それぞれの端末が“知識”をもち“判断”をくだす、というのはどういう状態でしょうか。 もう一つ例を挙げて説明しましょう。小学生のランドセルに簡単な通信端末を付けそれらが親機と一定の距離に近づくと信号を発するように設定しておきます(右写真)。朝起きて通学しようとして児童がランドセルを背負うと、自動的にスイッチが入ります。通学路に出て、一人また一人と周りに友人が増え、学校に着いた頃には何百人かのネットワークができます。この通信端末自身は、映像モニターが付いていなくても、周りからの信号を受信することで“通学”という状態を認識します。

それが知識をもたせ、判断させるという意味なのですね。

 そうですね。反対に、一定時間が経っても、どの端末からの信号も受け取っていない児童というのは、どういう状態なのでしょうか。寄り道をしているのかもしれませんし、誘拐犯にさらわれたとも考えられるでしょう。いずれにせよ、よくない状況だということが分かります。周りの端末から信号を受信しない時間が一定以上続くと、アラームが自動的に鳴るようにセットしておくことで、危険を阻止できます。通信端末自身が危険を察知し、自動的にアラームを鳴らす──これが知的環境認識ネットワークの活用例です。実際に児童に350台の端末を配布し、アクセスポイント(以下APに略)150台を設置し、合計500台近いシステムを構築して実験をしました。
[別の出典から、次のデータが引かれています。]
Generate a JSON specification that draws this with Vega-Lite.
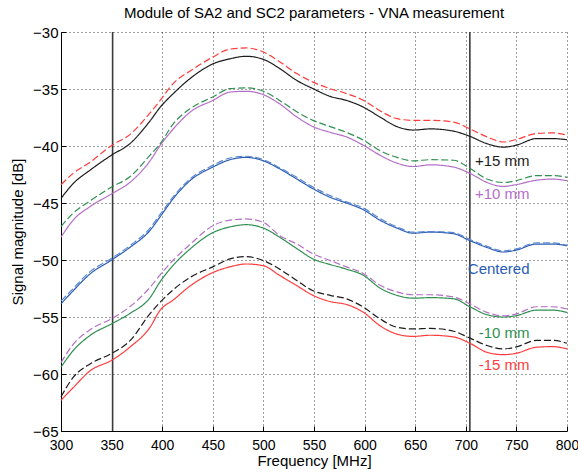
{
  "$schema": "https://vega.github.io/schema/vega-lite/v6.json",
  "autosize": "none",
  "width": 506,
  "height": 399,
  "padding": {"left": 61, "top": 32, "right": 11, "bottom": 45},
  "background": "white",
  "config": {
    "font": "Liberation Sans",
    "view": {"stroke": null},
    "axis": {
      "labelFont": "Liberation Sans",
      "titleFont": "Liberation Sans",
      "labelFontSize": 15,
      "titleFontSize": 15,
      "titleFontWeight": "normal",
      "labelColor": "#000",
      "titleColor": "#000",
      "domainColor": "#000",
      "domainWidth": 1,
      "tickColor": "#000",
      "tickSize": -5,
      "grid": true,
      "gridColor": "#000",
      "gridDash": [1, 3],
      "gridOpacity": 0.75,
      "gridWidth": 1
    },
    "title": {"font": "Liberation Sans", "fontSize": 15, "fontWeight": "normal", "color": "#000", "offset": 4}
  },
  "title": {"text": "Module of SA2 and SC2 parameters - VNA measurement", "anchor": "middle"},
  "datasets": {
    "curves": [
      {"f": 300, "p15s": -44.6, "p15d": -43.4, "p10s": -48.0, "p10d": -47.06, "c0s": -53.85, "c0d": -53.6, "m10s": -59.4, "m10d": -59.0, "m15s": -62.3, "m15d": -62.0},
      {"f": 312, "p15s": -43.3, "p15d": -42.4, "p10s": -46.5, "p10d": -45.9, "c0s": -52.7, "c0d": -52.5, "m10s": -57.95, "m10d": -57.4, "m15s": -61.2, "m15d": -60.3},
      {"f": 329, "p15s": -42.1, "p15d": -41.4, "p10s": -45.3, "p10d": -44.8, "c0s": -51.2, "c0d": -51.0, "m10s": -56.6, "m10d": -56.1, "m15s": -59.7, "m15d": -59.1},
      {"f": 350, "p15s": -40.8, "p15d": -39.95, "p10s": -44.2, "p10d": -43.6, "c0s": -50.0, "c0d": -49.85, "m10s": -55.6, "m10d": -55.15, "m15s": -58.8, "m15d": -58.2},
      {"f": 368, "p15s": -39.8, "p15d": -39.0, "p10s": -43.2, "p10d": -42.7, "c0s": -48.9, "c0d": -48.75, "m10s": -54.7, "m10d": -54.1, "m15s": -57.65, "m15d": -57.1},
      {"f": 388, "p15s": -37.8, "p15d": -37.1, "p10s": -41.3, "p10d": -40.8, "c0s": -47.4, "c0d": -47.2, "m10s": -53.3, "m10d": -52.4, "m15s": -55.9, "m15d": -54.7},
      {"f": 398, "p15s": -36.6, "p15d": -36.0, "p10s": -39.95, "p10d": -39.8, "c0s": -46.2, "c0d": -46.0, "m10s": -51.9, "m10d": -51.3, "m15s": -54.4, "m15d": -53.7},
      {"f": 411, "p15s": -35.4, "p15d": -34.5, "p10s": -38.5, "p10d": -38.05, "c0s": -44.6, "c0d": -44.45, "m10s": -50.45, "m10d": -50.0, "m15s": -53.5, "m15d": -52.6},
      {"f": 428, "p15s": -34.05, "p15d": -33.4, "p10s": -37.0, "p10d": -36.7, "c0s": -43.0, "c0d": -42.85, "m10s": -49.0, "m10d": -48.6, "m15s": -52.25, "m15d": -51.5},
      {"f": 450, "p15s": -32.8, "p15d": -32.2, "p10s": -36.0, "p10d": -35.7, "c0s": -41.85, "c0d": -41.7, "m10s": -47.6, "m10d": -47.0, "m15s": -51.1, "m15d": -50.6},
      {"f": 467, "p15s": -32.35, "p15d": -31.5, "p10s": -35.27, "p10d": -34.97, "c0s": -41.2, "c0d": -41.05, "m10s": -47.1, "m10d": -46.5, "m15s": -50.6, "m15d": -49.9},
      {"f": 483, "p15s": -32.13, "p15d": -31.4, "p10s": -35.2, "p10d": -34.9, "c0s": -41.0, "c0d": -40.9, "m10s": -46.9, "m10d": -46.4, "m15s": -50.35, "m15d": -49.7},
      {"f": 500, "p15s": -32.4, "p15d": -31.75, "p10s": -35.5, "p10d": -35.2, "c0s": -41.3, "c0d": -41.2, "m10s": -47.2, "m10d": -46.7, "m15s": -50.5, "m15d": -50.05},
      {"f": 516, "p15s": -33.2, "p15d": -32.6, "p10s": -36.3, "p10d": -36.0, "c0s": -42.0, "c0d": -41.9, "m10s": -48.0, "m10d": -47.85, "m15s": -51.35, "m15d": -50.8},
      {"f": 533, "p15s": -34.25, "p15d": -33.65, "p10s": -37.45, "p10d": -37.0, "c0s": -42.9, "c0d": -42.75, "m10s": -49.0, "m10d": -48.6, "m15s": -52.25, "m15d": -51.8},
      {"f": 549, "p15s": -34.97, "p15d": -34.4, "p10s": -38.3, "p10d": -37.75, "c0s": -43.75, "c0d": -43.6, "m10s": -49.9, "m10d": -49.45, "m15s": -53.1, "m15d": -52.7},
      {"f": 566, "p15s": -35.65, "p15d": -34.97, "p10s": -38.8, "p10d": -38.3, "c0s": -44.5, "c0d": -44.35, "m10s": -50.4, "m10d": -50.05, "m15s": -53.65, "m15d": -53.1},
      {"f": 582, "p15s": -36.0, "p15d": -35.4, "p10s": -39.2, "p10d": -38.8, "c0s": -45.0, "c0d": -44.9, "m10s": -50.8, "m10d": -50.6, "m15s": -53.9, "m15d": -53.4},
      {"f": 599, "p15s": -36.6, "p15d": -36.0, "p10s": -39.95, "p10d": -39.5, "c0s": -45.6, "c0d": -45.45, "m10s": -51.35, "m10d": -51.2, "m15s": -54.6, "m15d": -54.15},
      {"f": 615, "p15s": -37.45, "p15d": -36.9, "p10s": -40.8, "p10d": -40.4, "c0s": -46.5, "c0d": -46.35, "m10s": -52.45, "m10d": -52.2, "m15s": -55.75, "m15d": -55.15},
      {"f": 632, "p15s": -38.3, "p15d": -37.6, "p10s": -41.5, "p10d": -41.0, "c0s": -47.2, "c0d": -47.1, "m10s": -53.1, "m10d": -52.8, "m15s": -56.5, "m15d": -55.9},
      {"f": 648, "p15s": -38.6, "p15d": -37.75, "p10s": -41.8, "p10d": -41.3, "c0s": -47.65, "c0d": -47.55, "m10s": -53.35, "m10d": -53.05, "m15s": -56.7, "m15d": -56.05},
      {"f": 665, "p15s": -38.5, "p15d": -37.75, "p10s": -41.65, "p10d": -41.2, "c0s": -47.55, "c0d": -47.5, "m10s": -53.3, "m10d": -53.05, "m15s": -56.6, "m15d": -56.0},
      {"f": 688, "p15s": -38.7, "p15d": -37.9, "p10s": -41.85, "p10d": -41.25, "c0s": -47.7, "c0d": -47.6, "m10s": -53.4, "m10d": -53.25, "m15s": -56.75, "m15d": -56.25},
      {"f": 704, "p15s": -39.15, "p15d": -38.5, "p10s": -42.4, "p10d": -41.95, "c0s": -48.3, "c0d": -48.2, "m10s": -54.1, "m10d": -53.85, "m15s": -57.3, "m15d": -56.85},
      {"f": 721, "p15s": -39.8, "p15d": -39.2, "p10s": -43.2, "p10d": -42.9, "c0s": -48.9, "c0d": -48.8, "m10s": -54.8, "m10d": -54.6, "m15s": -58.1, "m15d": -57.5},
      {"f": 737, "p15s": -40.1, "p15d": -39.65, "p10s": -43.55, "p10d": -43.2, "c0s": -49.3, "c0d": -49.2, "m10s": -55.0, "m10d": -54.9, "m15s": -58.3, "m15d": -57.8},
      {"f": 749, "p15s": -39.95, "p15d": -39.45, "p10s": -43.4, "p10d": -43.05, "c0s": -49.15, "c0d": -49.05, "m10s": -54.9, "m10d": -54.75, "m15s": -58.2, "m15d": -57.65},
      {"f": 770, "p15s": -39.35, "p15d": -38.9, "p10s": -43.0, "p10d": -42.6, "c0s": -48.6, "c0d": -48.5, "m10s": -54.4, "m10d": -54.1, "m15s": -57.65, "m15d": -57.05},
      {"f": 786, "p15s": -39.35, "p15d": -38.85, "p10s": -42.9, "p10d": -42.6, "c0s": -48.6, "c0d": -48.5, "m10s": -54.4, "m10d": -54.1, "m15s": -57.6, "m15d": -57.05},
      {"f": 800, "p15s": -39.45, "p15d": -39.05, "p10s": -43.05, "p10d": -42.75, "c0s": -48.75, "c0d": -48.7, "m10s": -54.6, "m10d": -54.3, "m15s": -57.8, "m15d": -57.3}
    ],
    "markers": [{"f": 351}, {"f": 704}],
    "labels": [
      {"series": "p15s", "label": "+15 mm", "f": 763, "db": -41.3},
      {"series": "p10s", "label": "+10 mm", "f": 763, "db": -44.2},
      {"series": "c0s", "label": "Centered", "f": 763, "db": -50.75},
      {"series": "m10s", "label": "-10 mm", "f": 763, "db": -56.4},
      {"series": "m15s", "label": "-15 mm", "f": 763, "db": -59.2}
    ]
  },
  "layer": [
    {
      "data": {"name": "markers"},
      "mark": {"type": "rule", "color": "#3a3a3a", "strokeWidth": 1.6},
      "encoding": {
        "x": {"field": "f", "type": "quantitative", "scale": {"domain": [300, 800], "nice": false, "zero": false}}
      }
    },
    {
      "data": {"name": "curves"},
      "transform": [
        {"fold": ["m15s", "m15d", "m10s", "m10d", "c0s", "c0d", "p10s", "p10d", "p15s", "p15d"], "as": ["series", "db"]}
      ],
      "mark": {"type": "line", "strokeWidth": 1.2, "interpolate": "monotone"},
      "encoding": {
        "x": {"field": "f", "type": "quantitative"},
        "y": {"field": "db", "type": "quantitative"},
        "detail": {"field": "series"},
        "color": {"field": "series", "type": "nominal", "legend": null},
        "strokeDash": {
          "field": "series", "type": "nominal", "legend": null,
          "scale": {
            "domain": ["p15s", "p15d", "p10s", "p10d", "c0s", "c0d", "m10s", "m10d", "m15s", "m15d"],
            "range": [[1, 0], [7, 3], [1, 0], [7, 3], [1, 0], [7, 3], [1, 0], [7, 3], [1, 0], [7, 3]]
          }
        }
      }
    },
    {
      "data": {"name": "labels"},
      "mark": {"type": "text", "align": "right", "baseline": "middle", "fontSize": 15, "font": "Liberation Sans"},
      "encoding": {
        "x": {"field": "f", "type": "quantitative"},
        "y": {"field": "db", "type": "quantitative"},
        "text": {"field": "label"},
        "color": {"field": "series", "type": "nominal", "legend": null}
      }
    }
  ],
  "resolve": {"scale": {"color": "shared"}},
  "encoding": {
    "x": {
      "type": "quantitative",
      "scale": {"domain": [300, 800], "nice": false, "zero": false},
      "axis": {"title": "Frequency [MHz]", "values": [300, 350, 400, 450, 500, 550, 600, 650, 700, 750, 800], "labelFontSize": 14, "labelPadding": 12, "titlePadding": 1, "labelFlush": false}
    },
    "y": {
      "type": "quantitative",
      "scale": {"domain": [-65, -30], "nice": false, "zero": false},
      "axis": {"title": "Signal magnitude [dB]", "values": [-65, -60, -55, -50, -45, -40, -35, -30], "labelPadding": 8, "titlePadding": 7, "labelFlush": false}
    },
    "color": {
      "type": "nominal",
      "scale": {
        "domain": ["p15s", "p15d", "p10s", "p10d", "c0s", "c0d", "m10s", "m10d", "m15s", "m15d"],
        "range": ["#1c1c1c", "#ff3c3c", "#b46ec8", "#2e9050", "#2a5cb4", "#5a88d0", "#2e9050", "#b46ec8", "#ff3c3c", "#1c1c1c"]
      }
    }
  }
}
先生の専門のご研究が、なぜ猿害対策へとつながったのでしょうか。

 私が、知的環境認識ネットワークの研究をしていると知った県農業研究所の関係者から「小学生ではなく、日本猿の集団に応用できないか」と相談があったからです。もともと三重県は伊賀をはじめ猿が農作物を食い荒らす被害が多い地域です。
 当初、人間も猿も同じだろうという軽い気持ちでしたが、それは甘いということがすぐにわかりました。小学生の実験の場合、それぞれの通信端末はAPで容易に把握できました。学校周辺が平坦な地域であったため、理論値に近い形で検証が可能だったのです。同じような通信端末を猿につけ山間部にて実験を開始したところ、凹凸のある地盤、鬱蒼と茂った森などの障害物により、猿につけた通信端末が、計算どおりに受信できない状態が続いたのです。